#### Instruction:
Below is a listing to write out in full, exactly as given, without its pictures.

>> BEGIN

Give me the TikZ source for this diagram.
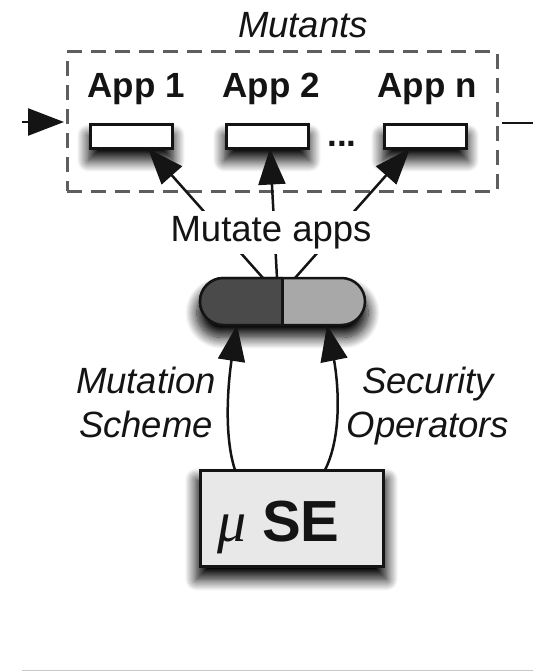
\documentclass[tikz,border=0pt]{standalone}
\usepackage{fontspec}
\setmainfont{Liberation Sans}
\newfontfamily\muface{Liberation Serif}
\usetikzlibrary{arrows.meta, shapes.misc, shadows.blur, calc}

\definecolor{ink}{HTML}{141414}
\definecolor{dashgray}{HTML}{5E5E5E}
\definecolor{pilldark}{HTML}{4A4A4A}
\definecolor{pilllight}{HTML}{A8A8A8}
\definecolor{boxfill}{HTML}{E8E8E8}
\definecolor{rulegray}{HTML}{C8C8C8}

\tikzset{
  every node/.style={inner sep=0pt, outer sep=0pt, text=ink},
  softshadow/.style={blur shadow={shadow xshift=0pt, shadow yshift=-11pt,
      shadow scale=1.04, shadow blur radius=11pt, shadow blur steps=16,
      shadow opacity=100}},
  itlabel/.style={font=\fontsize{36.5}{44}\selectfont\itshape, align=center},
  applabel/.style={font=\fontsize{35}{42}\selectfont\bfseries, anchor=base},
  appbox/.style={draw=ink, line width=3pt, fill=white,
      minimum width=82pt, minimum height=24pt, softshadow},
  groupbox/.style={draw=dashgray, line width=3pt, dash pattern=on 15pt off 9pt,
      minimum width=430pt, minimum height=139pt},
  pillshape/.style={rounded rectangle, draw=ink, line width=2.5pt,
      minimum width=165pt, minimum height=47pt},
  conn/.style={draw=ink, line width=2.5pt, -{Triangle[length=36pt,width=27pt]}},
  plainconn/.style={draw=ink, line width=2.5pt},
}

\begin{document}
\begin{tikzpicture}[x=1pt, y=-1pt]
  \useasboundingbox (0,0) rectangle (533,671);

  % group of mutated apps
  \node[groupbox] (mutants) at (282,121.5) {};
  \node[itlabel, anchor=base] (mutlbl) at (303,38) {Mutants};

  \node[applabel] (lbl1) at (136,98) {App 1};
  \node[applabel] (lbl2) at (271,98) {App 2};
  \node[applabel] (lbln) at (427,98) {App n};

  \node[appbox] (app1) at (131,136.5) {};
  \node[appbox] (app2) at (267,136.5) {};
  \node[appbox] (appn) at (425,136.5) {};
  \node[applabel] (dots) at (342,147) {...};

  % flow into and out of the group
  \coordinate (inL) at (22,122);
  \coordinate (outR) at (533,123);
  \draw[conn] (inL) -- ([xshift=-3pt]mutants.west |- inL);
  \draw[plainconn] ([xshift=5pt]mutants.east |- outR) -- (outR);

  % the mutation engine (pill)
  \node[pillshape, fill=pilllight, softshadow] (pill) at (282.5,301.5) {};
  \begin{scope}
    \clip (190,270) rectangle (282.5,335);
    \node[pillshape, fill=pilldark] at (pill.center) {};
  \end{scope}
  \draw[plainconn] (pill.north) -- (pill.south);

  % arrows from the engine to each app
  \draw[conn] ([xshift=-19.5pt]pill.north) -- ([xshift=17pt]app1.south);
  \draw[conn] ([xshift=-5.5pt]pill.north) -- ([xshift=3pt]app2.south);
  \draw[conn] ([xshift=12.5pt]pill.north) -- ([xshift=-15pt]appn.south);
  \node[font=\fontsize{36.5}{44}\selectfont, fill=white, inner sep=5pt, anchor=base]
    (mutate) at (271,241.5) {Mutate apps};

  % muSE tool
  \node[draw=ink, line width=3pt, fill=boxfill, minimum width=183pt,
        minimum height=96pt, softshadow] (muse) at (291.5,518) {};
  \node[anchor=base west] (musetxt) at (217,541)
    {{\fontsize{58}{60}\selectfont\muface\itshape μ}\hspace{16pt}{\fontsize{58}{60}\selectfont\bfseries SE}};

  % inputs of the engine
  \draw[conn] ([xshift=-56.5pt]muse.north) .. controls (222,430) and (230,370) .. ([xshift=-45.5pt]pill.south);
  \draw[conn] ([xshift=33.5pt]muse.north) .. controls (345,430) and (336,370) .. ([xshift=44.5pt]pill.south);

  \node[itlabel, anchor=north] (scheme) at (146,367) {Mutation\\Scheme};
  \node[itlabel, anchor=north] (ops) at (428,367) {Security\\Operators};

  % bottom rule
  \coordinate (ruleL) at (22,670);
  \coordinate (ruleR) at (533,670);
  \draw[rulegray, line width=1pt] (ruleL) -- (ruleR);
\end{tikzpicture}
\end{document}
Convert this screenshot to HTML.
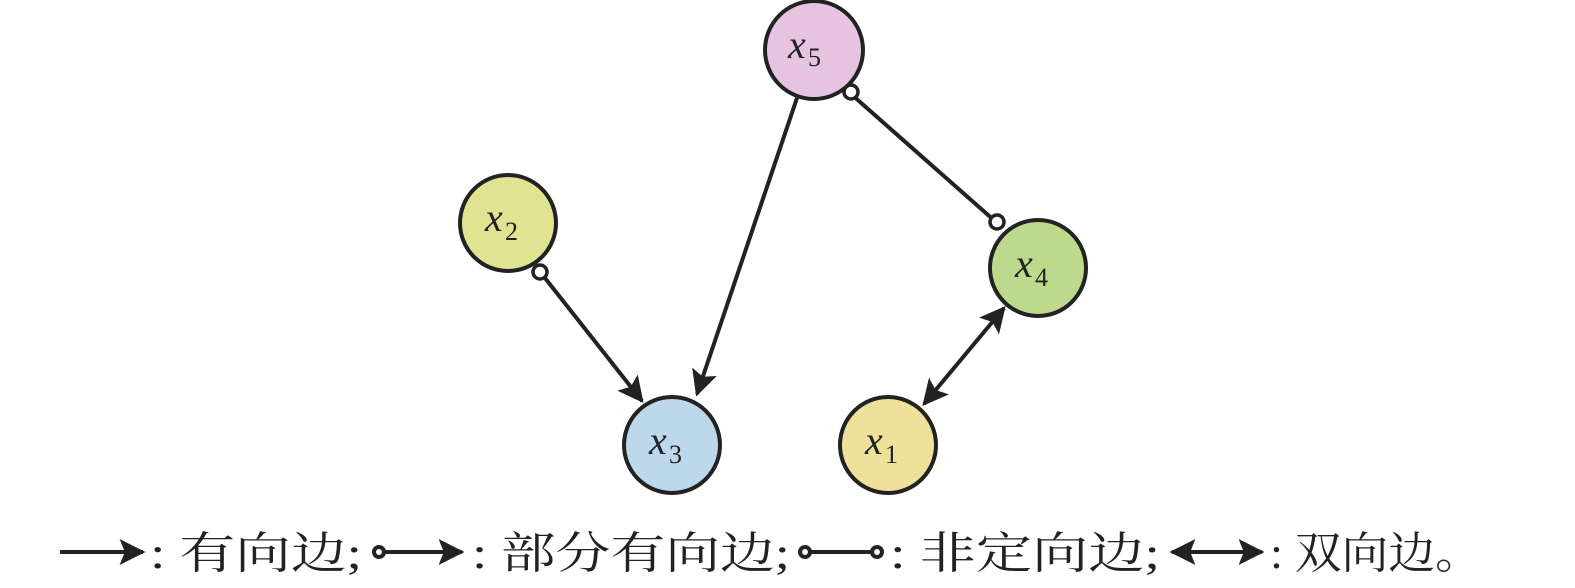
<!DOCTYPE html>
<html><head><meta charset="utf-8"><style>body{margin:0;background:#fff}svg{display:block}</style></head>
<body>
<svg width="1575" height="588" viewBox="0 0 1575 588" xmlns="http://www.w3.org/2000/svg">
<defs>
<marker id="ah" viewBox="0 0 10 10" refX="9" refY="5" markerWidth="6.5" markerHeight="6.5" orient="auto-start-reverse" markerUnits="strokeWidth">
<path d="M0,0 L10,5 L0,10 L2,5 z" fill="#222"/></marker>
</defs>
<g stroke="#222" stroke-width="4" fill="none">
<line x1="797" y1="98" x2="697" y2="394" marker-end="url(#ah)"/>
<line x1="541" y1="273" x2="642" y2="401" marker-end="url(#ah)"/>
<line x1="851" y1="94" x2="996" y2="222"/>
<line x1="924" y1="404" x2="1004" y2="308" marker-start="url(#ah)" marker-end="url(#ah)"/>
</g>
<g stroke="#222" stroke-width="4">
<circle cx="814" cy="50" r="49" fill="#e5c3e1"/>
<circle cx="508" cy="223" r="48" fill="#e0e490"/>
<circle cx="672" cy="445" r="48" fill="#bcd8ea"/>
<circle cx="1038" cy="268" r="48" fill="#bdd98c"/>
<circle cx="888" cy="445" r="48" fill="#efe09c"/>
</g>
<g stroke="#222" stroke-width="3.5" fill="#fff">
<circle cx="851" cy="92" r="7"/>
<circle cx="997" cy="222" r="7"/>
<circle cx="540" cy="272" r="7"/>
</g>
<g font-family="Liberation Serif, serif" font-size="40" fill="#222">
<text x="788" y="58" font-style="italic">x</text><text x="808" y="66" font-size="26">5</text>
<text x="485" y="231" font-style="italic">x</text><text x="505" y="240" font-size="26">2</text>
<text x="649" y="454" font-style="italic">x</text><text x="669" y="463" font-size="26">3</text>
<text x="1015" y="277" font-style="italic">x</text><text x="1035" y="286" font-size="26">4</text>
<text x="865" y="454" font-style="italic">x</text><text x="885" y="463" font-size="26">1</text>
</g>
<g stroke="#222" stroke-width="4" fill="#fff">
<line x1="60" y1="552" x2="143" y2="552" marker-end="url(#ah)"/>
<line x1="385" y1="552" x2="462" y2="552" marker-end="url(#ah)"/>
<circle cx="379" cy="552" r="5"/>
<line x1="805" y1="552" x2="877" y2="552"/>
<circle cx="805" cy="552" r="5"/><circle cx="877" cy="552" r="5"/>
<line x1="1172" y1="552" x2="1262" y2="552" marker-start="url(#ah)" marker-end="url(#ah)"/>
</g>
<g font-family="Liberation Serif, 'Noto Serif CJK SC', serif" font-size="44" fill="#222">
<text x="150" y="568" textLength="212" lengthAdjust="spacingAndGlyphs">: 有向边;</text>
<text x="472" y="568" textLength="318" lengthAdjust="spacingAndGlyphs">: 部分有向边;</text>
<text x="890" y="568" textLength="270" lengthAdjust="spacingAndGlyphs">: 非定向边;</text>
<text x="1270" y="568" textLength="212" lengthAdjust="spacingAndGlyphs">: 双向边。</text>
</g>
</svg>
</body></html>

>> END

#### Correct response:
Give me the TikZ source for this diagram.
\documentclass[tikz,border=0pt]{standalone}
\usepackage{fontspec}
\setmainfont{Liberation Sans}
\newfontfamily\muface{Liberation Serif}
\usetikzlibrary{arrows.meta, shapes.misc, shadows.blur, calc}

\definecolor{ink}{HTML}{141414}
\definecolor{dashgray}{HTML}{5E5E5E}
\definecolor{pilldark}{HTML}{4A4A4A}
\definecolor{pilllight}{HTML}{A8A8A8}
\definecolor{boxfill}{HTML}{E8E8E8}
\definecolor{rulegray}{HTML}{C8C8C8}

\tikzset{
  every node/.style={inner sep=0pt, outer sep=0pt, text=ink},
  softshadow/.style={blur shadow={shadow xshift=0pt, shadow yshift=-11pt,
      shadow scale=1.04, shadow blur radius=11pt, shadow blur steps=16,
      shadow opacity=100}},
  itlabel/.style={font=\fontsize{36.5}{44}\selectfont\itshape, align=center},
  applabel/.style={font=\fontsize{35}{42}\selectfont\bfseries, anchor=base},
  appbox/.style={draw=ink, line width=3pt, fill=white,
      minimum width=82pt, minimum height=24pt, softshadow},
  groupbox/.style={draw=dashgray, line width=3pt, dash pattern=on 15pt off 9pt,
      minimum width=430pt, minimum height=139pt},
  pillshape/.style={rounded rectangle, draw=ink, line width=2.5pt,
      minimum width=165pt, minimum height=47pt},
  conn/.style={draw=ink, line width=2.5pt, -{Triangle[length=36pt,width=27pt]}},
  plainconn/.style={draw=ink, line width=2.5pt},
}

\begin{document}
\begin{tikzpicture}[x=1pt, y=-1pt]
  \useasboundingbox (0,0) rectangle (533,671);

  % group of mutated apps
  \node[groupbox] (mutants) at (282,121.5) {};
  \node[itlabel, anchor=base] (mutlbl) at (303,38) {Mutants};

  \node[applabel] (lbl1) at (136,98) {App 1};
  \node[applabel] (lbl2) at (271,98) {App 2};
  \node[applabel] (lbln) at (427,98) {App n};

  \node[appbox] (app1) at (131,136.5) {};
  \node[appbox] (app2) at (267,136.5) {};
  \node[appbox] (appn) at (425,136.5) {};
  \node[applabel] (dots) at (342,147) {...};

  % flow into and out of the group
  \coordinate (inL) at (22,122);
  \coordinate (outR) at (533,123);
  \draw[conn] (inL) -- ([xshift=-3pt]mutants.west |- inL);
  \draw[plainconn] ([xshift=5pt]mutants.east |- outR) -- (outR);

  % the mutation engine (pill)
  \node[pillshape, fill=pilllight, softshadow] (pill) at (282.5,301.5) {};
  \begin{scope}
    \clip (190,270) rectangle (282.5,335);
    \node[pillshape, fill=pilldark] at (pill.center) {};
  \end{scope}
  \draw[plainconn] (pill.north) -- (pill.south);

  % arrows from the engine to each app
  \draw[conn] ([xshift=-19.5pt]pill.north) -- ([xshift=17pt]app1.south);
  \draw[conn] ([xshift=-5.5pt]pill.north) -- ([xshift=3pt]app2.south);
  \draw[conn] ([xshift=12.5pt]pill.north) -- ([xshift=-15pt]appn.south);
  \node[font=\fontsize{36.5}{44}\selectfont, fill=white, inner sep=5pt, anchor=base]
    (mutate) at (271,241.5) {Mutate apps};

  % muSE tool
  \node[draw=ink, line width=3pt, fill=boxfill, minimum width=183pt,
        minimum height=96pt, softshadow] (muse) at (291.5,518) {};
  \node[anchor=base west] (musetxt) at (217,541)
    {{\fontsize{58}{60}\selectfont\muface\itshape μ}\hspace{16pt}{\fontsize{58}{60}\selectfont\bfseries SE}};

  % inputs of the engine
  \draw[conn] ([xshift=-56.5pt]muse.north) .. controls (222,430) and (230,370) .. ([xshift=-45.5pt]pill.south);
  \draw[conn] ([xshift=33.5pt]muse.north) .. controls (345,430) and (336,370) .. ([xshift=44.5pt]pill.south);

  \node[itlabel, anchor=north] (scheme) at (146,367) {Mutation\\Scheme};
  \node[itlabel, anchor=north] (ops) at (428,367) {Security\\Operators};

  % bottom rule
  \coordinate (ruleL) at (22,670);
  \coordinate (ruleR) at (533,670);
  \draw[rulegray, line width=1pt] (ruleL) -- (ruleR);
\end{tikzpicture}
\end{document}
Convert this screenshot to HTML.
<!DOCTYPE html>
<html><head><meta charset="utf-8"><style>body{margin:0;background:#fff}svg{display:block}</style></head>
<body>
<svg width="1575" height="588" viewBox="0 0 1575 588" xmlns="http://www.w3.org/2000/svg">
<defs>
<marker id="ah" viewBox="0 0 10 10" refX="9" refY="5" markerWidth="6.5" markerHeight="6.5" orient="auto-start-reverse" markerUnits="strokeWidth">
<path d="M0,0 L10,5 L0,10 L2,5 z" fill="#222"/></marker>
</defs>
<g stroke="#222" stroke-width="4" fill="none">
<line x1="797" y1="98" x2="697" y2="394" marker-end="url(#ah)"/>
<line x1="541" y1="273" x2="642" y2="401" marker-end="url(#ah)"/>
<line x1="851" y1="94" x2="996" y2="222"/>
<line x1="924" y1="404" x2="1004" y2="308" marker-start="url(#ah)" marker-end="url(#ah)"/>
</g>
<g stroke="#222" stroke-width="4">
<circle cx="814" cy="50" r="49" fill="#e5c3e1"/>
<circle cx="508" cy="223" r="48" fill="#e0e490"/>
<circle cx="672" cy="445" r="48" fill="#bcd8ea"/>
<circle cx="1038" cy="268" r="48" fill="#bdd98c"/>
<circle cx="888" cy="445" r="48" fill="#efe09c"/>
</g>
<g stroke="#222" stroke-width="3.5" fill="#fff">
<circle cx="851" cy="92" r="7"/>
<circle cx="997" cy="222" r="7"/>
<circle cx="540" cy="272" r="7"/>
</g>
<g font-family="Liberation Serif, serif" font-size="40" fill="#222">
<text x="788" y="58" font-style="italic">x</text><text x="808" y="66" font-size="26">5</text>
<text x="485" y="231" font-style="italic">x</text><text x="505" y="240" font-size="26">2</text>
<text x="649" y="454" font-style="italic">x</text><text x="669" y="463" font-size="26">3</text>
<text x="1015" y="277" font-style="italic">x</text><text x="1035" y="286" font-size="26">4</text>
<text x="865" y="454" font-style="italic">x</text><text x="885" y="463" font-size="26">1</text>
</g>
<g stroke="#222" stroke-width="4" fill="#fff">
<line x1="60" y1="552" x2="143" y2="552" marker-end="url(#ah)"/>
<line x1="385" y1="552" x2="462" y2="552" marker-end="url(#ah)"/>
<circle cx="379" cy="552" r="5"/>
<line x1="805" y1="552" x2="877" y2="552"/>
<circle cx="805" cy="552" r="5"/><circle cx="877" cy="552" r="5"/>
<line x1="1172" y1="552" x2="1262" y2="552" marker-start="url(#ah)" marker-end="url(#ah)"/>
</g>
<g font-family="Liberation Serif, 'Noto Serif CJK SC', serif" font-size="44" fill="#222">
<text x="150" y="568" textLength="212" lengthAdjust="spacingAndGlyphs">: 有向边;</text>
<text x="472" y="568" textLength="318" lengthAdjust="spacingAndGlyphs">: 部分有向边;</text>
<text x="890" y="568" textLength="270" lengthAdjust="spacingAndGlyphs">: 非定向边;</text>
<text x="1270" y="568" textLength="212" lengthAdjust="spacingAndGlyphs">: 双向边。</text>
</g>
</svg>
</body></html>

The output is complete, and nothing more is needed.